▶ [Task details]:
In the data below, find every line that has the string "script", and copy it.

▶ [Given information]:
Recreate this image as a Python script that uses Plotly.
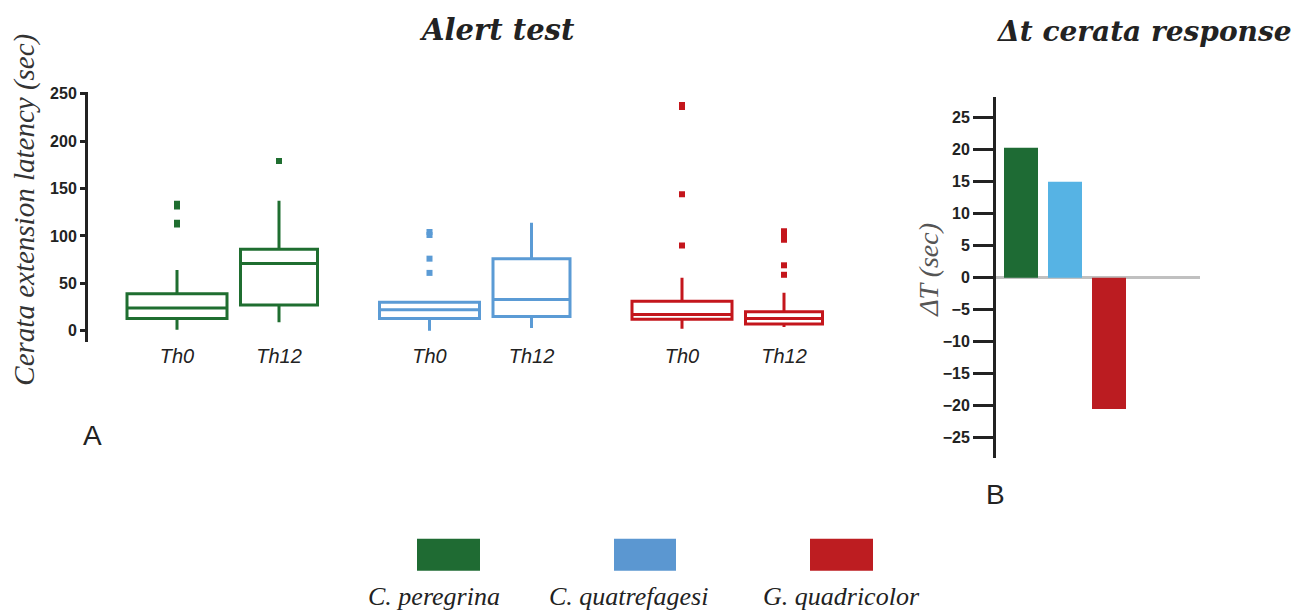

...

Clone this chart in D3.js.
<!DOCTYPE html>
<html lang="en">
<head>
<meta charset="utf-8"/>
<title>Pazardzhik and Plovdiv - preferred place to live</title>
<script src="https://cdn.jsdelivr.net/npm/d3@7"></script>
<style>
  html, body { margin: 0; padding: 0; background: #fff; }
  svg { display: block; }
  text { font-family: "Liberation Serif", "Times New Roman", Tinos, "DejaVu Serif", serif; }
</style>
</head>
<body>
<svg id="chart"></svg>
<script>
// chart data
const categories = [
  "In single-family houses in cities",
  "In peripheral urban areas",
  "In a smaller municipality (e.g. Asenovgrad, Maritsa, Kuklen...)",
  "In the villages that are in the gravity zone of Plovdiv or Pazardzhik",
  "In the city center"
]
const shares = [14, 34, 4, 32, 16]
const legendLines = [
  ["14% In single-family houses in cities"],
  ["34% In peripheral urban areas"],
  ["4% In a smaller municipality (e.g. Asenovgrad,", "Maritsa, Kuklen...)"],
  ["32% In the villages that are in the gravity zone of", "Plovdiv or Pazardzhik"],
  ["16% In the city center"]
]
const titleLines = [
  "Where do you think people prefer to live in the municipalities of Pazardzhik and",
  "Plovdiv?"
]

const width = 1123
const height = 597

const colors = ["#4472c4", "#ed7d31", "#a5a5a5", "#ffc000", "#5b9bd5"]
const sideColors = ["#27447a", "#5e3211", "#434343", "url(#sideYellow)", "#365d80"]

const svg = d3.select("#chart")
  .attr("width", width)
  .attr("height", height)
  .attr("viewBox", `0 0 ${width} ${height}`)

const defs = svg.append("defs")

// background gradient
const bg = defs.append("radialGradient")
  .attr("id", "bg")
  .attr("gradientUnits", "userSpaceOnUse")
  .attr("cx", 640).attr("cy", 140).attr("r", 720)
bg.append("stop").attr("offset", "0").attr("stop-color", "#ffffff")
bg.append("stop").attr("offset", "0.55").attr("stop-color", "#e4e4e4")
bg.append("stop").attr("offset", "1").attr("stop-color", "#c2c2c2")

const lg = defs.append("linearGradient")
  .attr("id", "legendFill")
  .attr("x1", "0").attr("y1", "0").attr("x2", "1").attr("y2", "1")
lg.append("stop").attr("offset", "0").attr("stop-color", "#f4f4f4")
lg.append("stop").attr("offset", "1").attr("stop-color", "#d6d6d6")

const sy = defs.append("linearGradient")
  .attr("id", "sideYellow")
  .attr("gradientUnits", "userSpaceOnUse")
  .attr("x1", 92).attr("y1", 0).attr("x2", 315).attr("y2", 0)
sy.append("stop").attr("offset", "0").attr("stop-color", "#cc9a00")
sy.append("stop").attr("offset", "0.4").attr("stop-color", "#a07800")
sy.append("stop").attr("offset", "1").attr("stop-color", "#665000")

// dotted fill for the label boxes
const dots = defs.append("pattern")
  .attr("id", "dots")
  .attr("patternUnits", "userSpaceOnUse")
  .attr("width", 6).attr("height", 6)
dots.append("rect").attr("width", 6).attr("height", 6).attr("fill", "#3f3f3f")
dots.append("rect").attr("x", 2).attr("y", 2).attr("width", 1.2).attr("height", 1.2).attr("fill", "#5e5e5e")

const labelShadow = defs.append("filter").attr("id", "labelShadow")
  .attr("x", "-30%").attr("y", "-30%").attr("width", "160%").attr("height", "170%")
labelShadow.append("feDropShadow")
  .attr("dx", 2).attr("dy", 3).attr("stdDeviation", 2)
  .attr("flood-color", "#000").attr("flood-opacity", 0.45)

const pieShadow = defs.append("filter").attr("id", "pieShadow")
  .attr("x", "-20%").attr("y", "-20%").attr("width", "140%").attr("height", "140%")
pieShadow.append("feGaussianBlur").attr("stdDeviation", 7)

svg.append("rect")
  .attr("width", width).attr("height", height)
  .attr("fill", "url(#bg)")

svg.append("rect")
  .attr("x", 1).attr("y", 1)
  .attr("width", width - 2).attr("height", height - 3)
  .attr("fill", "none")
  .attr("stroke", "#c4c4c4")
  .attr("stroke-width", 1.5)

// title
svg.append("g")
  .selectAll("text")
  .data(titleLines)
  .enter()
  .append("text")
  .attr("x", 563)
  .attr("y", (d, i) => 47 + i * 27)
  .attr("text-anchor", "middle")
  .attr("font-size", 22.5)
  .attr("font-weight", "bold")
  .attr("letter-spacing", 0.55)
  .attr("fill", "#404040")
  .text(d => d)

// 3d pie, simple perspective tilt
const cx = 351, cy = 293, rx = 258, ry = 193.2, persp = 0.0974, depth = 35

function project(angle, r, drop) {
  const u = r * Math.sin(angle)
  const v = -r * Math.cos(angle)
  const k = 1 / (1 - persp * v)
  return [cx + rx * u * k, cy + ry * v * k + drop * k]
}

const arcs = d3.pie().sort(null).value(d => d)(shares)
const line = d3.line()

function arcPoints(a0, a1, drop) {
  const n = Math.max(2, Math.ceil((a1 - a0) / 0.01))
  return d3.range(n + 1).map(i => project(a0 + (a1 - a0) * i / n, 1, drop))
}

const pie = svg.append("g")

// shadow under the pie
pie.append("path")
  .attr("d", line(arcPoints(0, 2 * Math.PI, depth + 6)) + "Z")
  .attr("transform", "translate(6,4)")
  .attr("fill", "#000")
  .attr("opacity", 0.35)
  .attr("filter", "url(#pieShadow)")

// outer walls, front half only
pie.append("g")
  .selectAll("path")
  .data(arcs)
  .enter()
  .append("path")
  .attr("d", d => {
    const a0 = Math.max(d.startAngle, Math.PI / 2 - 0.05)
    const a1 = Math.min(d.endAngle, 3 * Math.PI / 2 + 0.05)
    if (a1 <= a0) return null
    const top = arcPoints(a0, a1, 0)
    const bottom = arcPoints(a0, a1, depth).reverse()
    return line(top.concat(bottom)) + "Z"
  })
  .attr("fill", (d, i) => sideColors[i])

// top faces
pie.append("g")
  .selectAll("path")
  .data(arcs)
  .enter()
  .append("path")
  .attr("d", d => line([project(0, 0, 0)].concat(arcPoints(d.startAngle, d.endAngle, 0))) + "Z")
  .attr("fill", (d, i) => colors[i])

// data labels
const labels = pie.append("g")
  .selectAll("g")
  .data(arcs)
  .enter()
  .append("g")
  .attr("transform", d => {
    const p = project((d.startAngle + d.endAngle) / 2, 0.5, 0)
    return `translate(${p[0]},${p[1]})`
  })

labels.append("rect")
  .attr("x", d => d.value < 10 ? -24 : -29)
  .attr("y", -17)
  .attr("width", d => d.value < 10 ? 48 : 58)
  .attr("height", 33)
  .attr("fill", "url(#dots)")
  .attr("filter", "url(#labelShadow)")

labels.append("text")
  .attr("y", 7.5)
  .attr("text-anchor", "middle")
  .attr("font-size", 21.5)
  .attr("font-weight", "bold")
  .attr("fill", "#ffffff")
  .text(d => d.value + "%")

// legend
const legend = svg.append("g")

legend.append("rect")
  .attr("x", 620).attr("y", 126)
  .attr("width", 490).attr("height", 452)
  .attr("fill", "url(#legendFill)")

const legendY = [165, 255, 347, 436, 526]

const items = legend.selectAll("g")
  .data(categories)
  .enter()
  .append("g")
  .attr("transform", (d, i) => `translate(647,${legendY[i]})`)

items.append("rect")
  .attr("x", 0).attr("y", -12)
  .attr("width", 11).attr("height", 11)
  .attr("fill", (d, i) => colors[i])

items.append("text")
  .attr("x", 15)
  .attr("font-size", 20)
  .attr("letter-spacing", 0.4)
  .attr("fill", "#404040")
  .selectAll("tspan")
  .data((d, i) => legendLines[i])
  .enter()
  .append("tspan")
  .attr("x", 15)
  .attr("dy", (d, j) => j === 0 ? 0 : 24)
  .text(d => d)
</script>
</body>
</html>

...

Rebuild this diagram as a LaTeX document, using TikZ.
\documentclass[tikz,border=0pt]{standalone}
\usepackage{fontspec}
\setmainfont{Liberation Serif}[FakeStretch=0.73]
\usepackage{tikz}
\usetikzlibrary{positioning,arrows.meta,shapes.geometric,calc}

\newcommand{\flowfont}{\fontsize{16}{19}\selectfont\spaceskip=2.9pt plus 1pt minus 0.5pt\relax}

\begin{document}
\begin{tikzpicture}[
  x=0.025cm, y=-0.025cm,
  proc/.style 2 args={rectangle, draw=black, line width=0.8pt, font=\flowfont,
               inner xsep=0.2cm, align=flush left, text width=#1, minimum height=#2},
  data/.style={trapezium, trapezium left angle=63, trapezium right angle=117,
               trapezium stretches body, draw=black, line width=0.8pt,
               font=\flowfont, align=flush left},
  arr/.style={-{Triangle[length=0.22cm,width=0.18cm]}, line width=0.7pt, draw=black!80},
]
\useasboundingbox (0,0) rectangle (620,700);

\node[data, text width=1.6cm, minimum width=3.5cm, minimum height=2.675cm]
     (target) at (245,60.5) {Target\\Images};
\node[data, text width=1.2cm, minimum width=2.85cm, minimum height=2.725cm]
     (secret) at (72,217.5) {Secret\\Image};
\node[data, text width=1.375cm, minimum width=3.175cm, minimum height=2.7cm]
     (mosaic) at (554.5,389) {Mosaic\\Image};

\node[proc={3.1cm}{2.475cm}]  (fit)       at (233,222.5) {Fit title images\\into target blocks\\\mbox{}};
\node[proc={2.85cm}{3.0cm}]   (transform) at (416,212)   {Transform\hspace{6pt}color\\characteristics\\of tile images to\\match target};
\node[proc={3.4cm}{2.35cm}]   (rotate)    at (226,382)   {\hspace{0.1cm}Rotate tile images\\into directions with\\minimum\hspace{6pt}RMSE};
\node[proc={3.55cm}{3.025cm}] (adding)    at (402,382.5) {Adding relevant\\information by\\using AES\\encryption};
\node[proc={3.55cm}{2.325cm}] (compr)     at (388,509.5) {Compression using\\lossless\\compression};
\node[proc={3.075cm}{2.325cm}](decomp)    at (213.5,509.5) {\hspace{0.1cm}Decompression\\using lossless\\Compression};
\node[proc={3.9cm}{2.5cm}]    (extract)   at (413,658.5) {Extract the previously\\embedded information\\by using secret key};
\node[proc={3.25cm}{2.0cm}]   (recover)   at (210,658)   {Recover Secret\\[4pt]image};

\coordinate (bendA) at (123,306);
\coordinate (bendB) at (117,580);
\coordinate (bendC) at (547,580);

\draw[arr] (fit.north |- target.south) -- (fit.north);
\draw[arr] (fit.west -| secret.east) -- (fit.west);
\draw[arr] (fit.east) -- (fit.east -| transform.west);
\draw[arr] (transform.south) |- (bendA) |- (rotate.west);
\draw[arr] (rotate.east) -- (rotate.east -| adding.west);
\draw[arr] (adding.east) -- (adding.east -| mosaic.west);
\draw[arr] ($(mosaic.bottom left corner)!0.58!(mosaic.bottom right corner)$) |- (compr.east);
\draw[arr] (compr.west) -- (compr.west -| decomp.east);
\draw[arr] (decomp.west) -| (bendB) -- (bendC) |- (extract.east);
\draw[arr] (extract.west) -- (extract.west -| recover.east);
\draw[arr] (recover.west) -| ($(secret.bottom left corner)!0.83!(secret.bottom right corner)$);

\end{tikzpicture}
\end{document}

▶ [Response to this task]:
Recreate this image as a Python script that uses Plotly.
<script src="https://cdn.jsdelivr.net/npm/d3@7"></script>
<script>
</script>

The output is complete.